Speaking of: here it is again, that urge to tell Theo a truth about myself. Any truth. Even if it’s got nothing to do with all my lies.
At least it’s a start.
“My dad cheated on my mom, so I just can’t look at anyone who does that with respect.” I walk my fingers between the bolts in the chaise’s armrests. “It’s one of the worst things you can do to a person. If you don’t love them anymore, get the fuck out of their lives. Or sack up and commit to some counseling. But don’t choose someone else before you’ve let the first person go.”
Theo tightens his arms around me, and it’s only then I notice how fast I was breathing. How angry I suddenly am.
“My mom cheated, too.” His voice is quiet but heavy, decorating my ear like funeral lace. He shifts underneath me. “Did your dad leave?”
I hesitate. I already told him this story once...as someone else.
We sat close, just like this, and bared it all.
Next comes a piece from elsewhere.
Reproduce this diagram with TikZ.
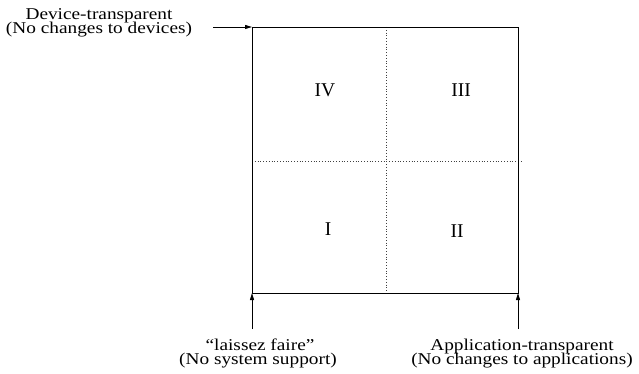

The thick, ugly scars shared by kids whose parents abandoned them before they even knew what the word meant. All we knew was the space they left.
It felt incredible to meet someone who understood, and I want that connection back.
But I want it to be between Theo and me. Not Theo and Aria.
“Yeah,” I answer. “He left.”
“I’m sorry.”
“Don’t be. We were better off without him.” My voice cracks, but I really do mean that. Yeah, it fucking hurts when people you love can’t love you back—but it hurts a lot less than having them stick around, pretending.
“When did he leave?”
“I was four, almost five. A week before my birthday, actually.” I snort, even though it’s not funny. “He’d been
in and out constantly, up to that point, so I didn’t care anymore. I figured it was better for him to go for good, than for my mom to keep believing him when he said he’d do better.”
“I wish my mom had left sooner.” Theo yawns, stretching the arm I’m not lying on over his head. “It’s exhausting when they drag that shit out. Like trying to fix a sweater, but every few days they keep pulling the thread to screw it all up again.”
Craning my neck, I find a new thing I want to commit to memory: the stunning angles of his face from below, painted in faint moon-glow and shimmering pool lights. They combine into a dreamy, faint green color I want tattooed on my skin somehow, somewhere, even though I know no one could ever get it right.
“How old were you?” I ask softly. “When she left.”
Theo shakes his head and brings his arm back down, picking at the edge of the bandage on his finger.
I keep staring. I know it’s not exactly a fun topic—I’d rather be screwing him senseless in the poolhouse, right about now—but I’ve made up my mind to tell him about my mother, and I need him to do the same.
If I’m going to unravel my past for him, I want his lying in strands at my feet, too.
“Thirteen,” he says, cracking the silence with his answer.
“Shit.” I pull the blanket higher, up to both our chins. “Guess I was lucky, being too young to get that attached. I barely remember my dad. But being a teenager when your mom left—”
“No luck involved, Ruby. It always hurts. They’re our parents. We’re always attached.”
The solitude, nothing but our breathing and the sound of the bay churning up the darkness below, touches down again.
“Did she cheat the whole time?”
He nods. “It was a really long affair. The whole marriage, basically. Same guy.”
Once again, my sympathy strikes hard. Here I’d thought it was horrible my dad cheated with multiple women—which it was. But there’s a different kind of sting, I imagine, when the asshole spouse has an actual relationship on the side.
“Who with?”
“An ‘investor’ for her blog. Fun fact, I had to get a DNA test during the divorce proceedings.” Theo holds up his fingers with a sliver of space left between them. “That’s how close the timing of it all was.”